Marie laisse dans le deuil ses filles, Joan (Joe Saville), de Consul, Saskatchewan, Dianne (Calvin Clark) d'Iqaluit, Nunavut, fils Bill (Barb) de Demaine, Saskatchewan, et Allen (Donna) de Beechy, Saskatchewan; petits-enfants Clarke (Jennifer) Moebis, Kristan Moebis (Shannon Wiens), Sean Clark (Sabrina Hoque), Stephanie Clark (Todd Galloway), Shane (Heather) Moebis, Trevor Moebis (Alison Fandrich) et Aron Moebis (Selena Stokke-Lobb), cinq arrière-petits-enfants, le frère Arthur (Connie) Fleuter, la belle-soeur Margareta Fleuter et de nombreux neveux et nièces.
Elle fut précédée dans la mort par son mari Paul, sa mère et son père, Marie Louise et Victor Joseph Fleuter, ses frères Joseph, George, Henry "Hank", Victor, sa sœur Georgette,ses beaux-frères Willie Moebis et Adolph Prinz, belles sœurs Lizzie Prinz, Kay Moebis et Helen Fleuter, l'oncle Pierre Lamande et les neveux Doug Fleuter et Baby Fleuter.
La décennie des années 1930 a été une période très difficile en Saskatchewan.
Nous avons retrouvé trace de cette famille en septembre 2022. Dianne Moebis , petite fille de Victor et Marie Louise, résidant à Iqaluit,(Nunavut), à l'extrême nord du Canada, complète cette saga : "Après la mort de mon grand-père et de mon oncle Joseph, ma grand-mère est restée à la ferme avec les six enfants restants.
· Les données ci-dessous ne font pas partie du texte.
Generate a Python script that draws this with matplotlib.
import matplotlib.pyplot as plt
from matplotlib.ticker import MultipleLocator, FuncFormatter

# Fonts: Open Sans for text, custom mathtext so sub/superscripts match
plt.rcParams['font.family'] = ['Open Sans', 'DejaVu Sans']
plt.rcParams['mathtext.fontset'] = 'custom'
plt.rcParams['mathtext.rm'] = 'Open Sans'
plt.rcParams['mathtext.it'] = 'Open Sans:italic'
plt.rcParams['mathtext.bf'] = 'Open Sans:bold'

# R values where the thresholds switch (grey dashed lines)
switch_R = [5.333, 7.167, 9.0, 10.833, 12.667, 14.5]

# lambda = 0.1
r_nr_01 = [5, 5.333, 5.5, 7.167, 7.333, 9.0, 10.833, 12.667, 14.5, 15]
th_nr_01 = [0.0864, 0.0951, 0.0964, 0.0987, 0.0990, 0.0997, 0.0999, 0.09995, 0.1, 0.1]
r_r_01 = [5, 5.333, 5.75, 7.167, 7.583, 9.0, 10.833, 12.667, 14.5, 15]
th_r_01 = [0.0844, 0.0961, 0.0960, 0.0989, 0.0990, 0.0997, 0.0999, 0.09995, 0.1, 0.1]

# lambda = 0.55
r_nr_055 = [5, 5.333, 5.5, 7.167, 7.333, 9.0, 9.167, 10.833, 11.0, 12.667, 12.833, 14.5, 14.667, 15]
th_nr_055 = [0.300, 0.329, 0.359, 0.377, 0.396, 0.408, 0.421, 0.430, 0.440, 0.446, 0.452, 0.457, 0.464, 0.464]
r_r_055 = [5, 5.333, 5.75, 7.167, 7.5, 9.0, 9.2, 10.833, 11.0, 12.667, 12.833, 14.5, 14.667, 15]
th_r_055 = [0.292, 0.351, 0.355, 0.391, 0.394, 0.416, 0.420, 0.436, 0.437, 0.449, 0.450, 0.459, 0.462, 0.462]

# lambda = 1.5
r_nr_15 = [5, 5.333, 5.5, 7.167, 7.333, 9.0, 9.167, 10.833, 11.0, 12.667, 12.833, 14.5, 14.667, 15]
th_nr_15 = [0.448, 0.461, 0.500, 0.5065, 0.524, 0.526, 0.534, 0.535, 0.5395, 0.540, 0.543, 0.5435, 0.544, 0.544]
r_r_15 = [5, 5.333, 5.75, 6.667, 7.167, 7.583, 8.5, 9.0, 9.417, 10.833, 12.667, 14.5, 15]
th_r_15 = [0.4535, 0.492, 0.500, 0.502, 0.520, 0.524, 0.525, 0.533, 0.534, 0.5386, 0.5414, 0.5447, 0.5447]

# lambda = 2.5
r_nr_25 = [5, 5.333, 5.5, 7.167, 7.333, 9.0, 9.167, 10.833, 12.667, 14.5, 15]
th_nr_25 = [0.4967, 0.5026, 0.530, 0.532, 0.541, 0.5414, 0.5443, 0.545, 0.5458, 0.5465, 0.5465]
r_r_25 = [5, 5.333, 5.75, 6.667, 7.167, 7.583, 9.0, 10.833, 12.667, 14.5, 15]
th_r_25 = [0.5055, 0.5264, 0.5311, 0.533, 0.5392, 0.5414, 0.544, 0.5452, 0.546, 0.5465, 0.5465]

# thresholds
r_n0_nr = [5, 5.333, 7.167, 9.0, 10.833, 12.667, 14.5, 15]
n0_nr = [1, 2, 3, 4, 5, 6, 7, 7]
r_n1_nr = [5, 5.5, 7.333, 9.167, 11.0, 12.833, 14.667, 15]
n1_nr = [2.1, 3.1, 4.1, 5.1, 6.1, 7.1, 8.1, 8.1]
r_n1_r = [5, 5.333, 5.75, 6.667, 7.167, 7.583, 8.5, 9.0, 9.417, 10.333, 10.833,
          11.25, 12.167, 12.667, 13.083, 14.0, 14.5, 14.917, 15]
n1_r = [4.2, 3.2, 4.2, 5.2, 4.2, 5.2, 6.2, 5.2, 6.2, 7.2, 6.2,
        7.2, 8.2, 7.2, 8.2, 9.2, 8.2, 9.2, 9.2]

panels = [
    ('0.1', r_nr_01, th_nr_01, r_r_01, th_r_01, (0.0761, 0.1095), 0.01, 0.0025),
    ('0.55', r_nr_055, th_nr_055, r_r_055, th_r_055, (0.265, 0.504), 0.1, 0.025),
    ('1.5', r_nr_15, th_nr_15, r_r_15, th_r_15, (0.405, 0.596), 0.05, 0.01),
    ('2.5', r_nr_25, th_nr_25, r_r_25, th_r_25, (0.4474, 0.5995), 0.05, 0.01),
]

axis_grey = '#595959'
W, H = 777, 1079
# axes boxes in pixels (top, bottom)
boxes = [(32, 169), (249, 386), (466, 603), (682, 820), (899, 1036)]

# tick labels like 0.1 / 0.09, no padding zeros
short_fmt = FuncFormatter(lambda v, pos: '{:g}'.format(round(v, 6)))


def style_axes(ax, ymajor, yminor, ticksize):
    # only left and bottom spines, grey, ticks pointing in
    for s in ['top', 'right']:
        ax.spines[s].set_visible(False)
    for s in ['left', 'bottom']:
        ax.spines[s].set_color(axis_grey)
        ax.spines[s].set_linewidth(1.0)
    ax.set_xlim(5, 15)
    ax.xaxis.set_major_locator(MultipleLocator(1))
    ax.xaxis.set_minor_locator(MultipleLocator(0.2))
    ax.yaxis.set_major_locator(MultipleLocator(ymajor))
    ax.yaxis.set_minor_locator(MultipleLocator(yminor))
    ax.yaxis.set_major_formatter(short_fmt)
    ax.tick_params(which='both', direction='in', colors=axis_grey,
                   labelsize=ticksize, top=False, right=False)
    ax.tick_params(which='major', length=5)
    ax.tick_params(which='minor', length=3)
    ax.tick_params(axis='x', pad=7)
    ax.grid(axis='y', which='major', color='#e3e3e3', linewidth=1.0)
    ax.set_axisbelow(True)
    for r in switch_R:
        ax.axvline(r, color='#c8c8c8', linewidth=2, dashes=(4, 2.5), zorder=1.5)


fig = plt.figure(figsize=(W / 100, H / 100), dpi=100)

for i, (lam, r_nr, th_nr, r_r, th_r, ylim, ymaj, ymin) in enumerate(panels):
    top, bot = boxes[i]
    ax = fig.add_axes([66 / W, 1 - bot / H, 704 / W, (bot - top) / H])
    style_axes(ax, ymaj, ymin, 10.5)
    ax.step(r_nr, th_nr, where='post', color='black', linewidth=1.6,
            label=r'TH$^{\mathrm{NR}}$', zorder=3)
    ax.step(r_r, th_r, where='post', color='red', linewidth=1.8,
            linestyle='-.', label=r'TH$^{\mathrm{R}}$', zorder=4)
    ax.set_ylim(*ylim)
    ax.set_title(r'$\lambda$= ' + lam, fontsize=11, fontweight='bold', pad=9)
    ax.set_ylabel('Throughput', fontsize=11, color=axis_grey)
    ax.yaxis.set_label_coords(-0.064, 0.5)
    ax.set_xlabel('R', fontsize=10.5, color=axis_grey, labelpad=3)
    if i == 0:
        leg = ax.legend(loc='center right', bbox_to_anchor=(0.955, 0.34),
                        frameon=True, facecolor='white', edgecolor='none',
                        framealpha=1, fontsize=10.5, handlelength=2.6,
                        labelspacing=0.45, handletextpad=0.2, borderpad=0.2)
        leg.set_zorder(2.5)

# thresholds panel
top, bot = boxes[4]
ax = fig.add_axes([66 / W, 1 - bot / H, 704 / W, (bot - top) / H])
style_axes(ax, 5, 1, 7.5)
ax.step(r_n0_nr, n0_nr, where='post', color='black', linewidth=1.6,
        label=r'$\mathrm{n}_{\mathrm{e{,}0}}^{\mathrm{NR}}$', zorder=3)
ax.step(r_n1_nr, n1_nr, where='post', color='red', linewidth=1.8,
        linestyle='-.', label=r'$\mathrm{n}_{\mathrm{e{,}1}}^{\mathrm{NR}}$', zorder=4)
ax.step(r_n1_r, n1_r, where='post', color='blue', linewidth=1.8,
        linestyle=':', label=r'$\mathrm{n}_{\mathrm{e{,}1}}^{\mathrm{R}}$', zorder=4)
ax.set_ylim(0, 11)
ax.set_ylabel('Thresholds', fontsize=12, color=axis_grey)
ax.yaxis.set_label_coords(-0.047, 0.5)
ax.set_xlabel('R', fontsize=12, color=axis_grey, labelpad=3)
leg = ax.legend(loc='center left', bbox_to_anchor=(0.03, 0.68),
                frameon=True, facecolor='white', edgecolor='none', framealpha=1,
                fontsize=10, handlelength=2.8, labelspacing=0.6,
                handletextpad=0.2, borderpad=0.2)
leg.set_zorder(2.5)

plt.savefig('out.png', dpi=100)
Ma mère, maintenant l'aînée, avait 9 ans à l'époque. Le grand-oncle Pierre, également cultivateur à Demaine, aidait la famille. La décennie des années 1930 a été une période très difficile en Saskatchewan. Mauvaises récoltes, prix bas, plusieurs années de sécheresse. Malgré cela, ma grand-mère et la famille ont pu garder la ferme. La sœur de maman est décédée en 1936 lorsque son appendice s'est rompu. Les quatre garçons sur la photo étaient tous fermiers. L'oncle Victor est resté à la ferme avec ma grand-mère. Henry (Hank) et George sont restés dans le district Demaine/Beechy tandis qu'Arthur a déménagé en Alberta pour travailler, puis plus tard dans le nord de la Colombie-Britannique, près de Fort St. John, pour y cultiver.
La maison que mon grand-père a construite, celle de la photo, a été démolie il y a environ 3 ans. C'était triste de le voir disparaître, mais la ferme avait grandi autour d'elle et une fois que mon oncle Victor s'est marié et a emménagé pour vivre à Demaine, elle était vide. La grange que mon grand-père avait construite en 1927 est toujours utilisée. Le barrage qu'il a construit, et où lui et Joseph sont morts, est également toujours utilisé".